SURABAYA, iNewsTuban.id - Nasib pilu menimpa anak-anak hasil pergundikan atau kumpul kebo di tangsi militer Koninklijke Nederlands Indische Leger ( KNIL). Banyak di antara mereka yang hidup terlantar, miskin dan menjadi gelandangan.
Jumlah anak-anak yang lahir dari rahim para nyai atau moentji, yakni sebutan untuk perempuan simpanan di dalam tangsi militer, tidak sedikit. Kementerian Penjajahan Hindia Belanda menyebut, pada tahun 1890 terdapat 2.500 anak hidup di dalam tangsi militer.
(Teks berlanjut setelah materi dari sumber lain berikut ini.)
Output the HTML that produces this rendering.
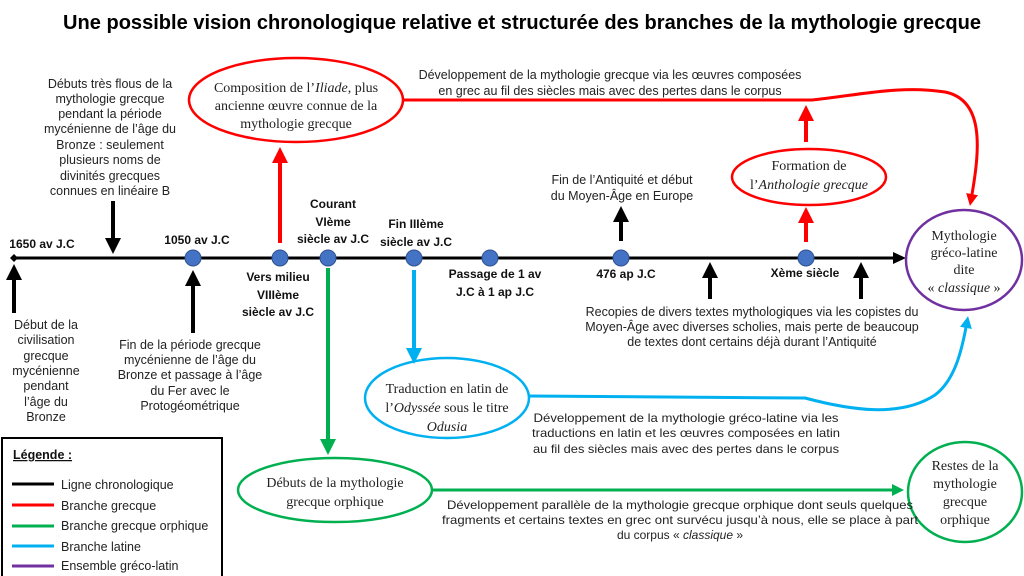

“Secara umum mereka bukan hanya anak dari orang Eropa tetapi juga dari militer Pribumi dan yang dibawa oleh para nyai dari hubungan sebelumnya (dengan laki-laki Pribumi),” tulis Hanneke Ming dalam Barracks-Concubinage inThe Indies 1887-1920.
Jumlah anak-anak haram dalam tangsi militer itu terus bertambah. Pada tahun 1900 jumlah meningkat menjadi 7.000 anak dengan 1.744 di antaranya terdaftar sebagai anak tentara Eropa. Jumlah tersebut dicurigai belum seluruhnya, karena dalam praktiknya tidak semua anak didaftarkan.
Usia anak-anak itu juga beragam, mulai dari bayi hingga umur 12 tahun. Umumnya, umur anak di atas 12 tahun tidak lagi bertempat tinggal di tangsi militer. Mereka tidak lagi berada di kolong bawah ranjang besi sebagai tempat tidur, di mana dari situlah istilah anak kolong berasal.
Ada anak-anak yang kemudian mengikuti jejak bapaknya, yakni bergabung di ketentaraan. Ada yang dibawa ke Belanda dan tidak sedikit menetap di tengah masyarakat sipil Hindia Belanda. “Namun pada umumnya anak-anak tersebut meninggalkan tangsi bersama ibu mereka,” tulis Reggie Baay dalam Nyai & Pergundikan di Hindia Belanda.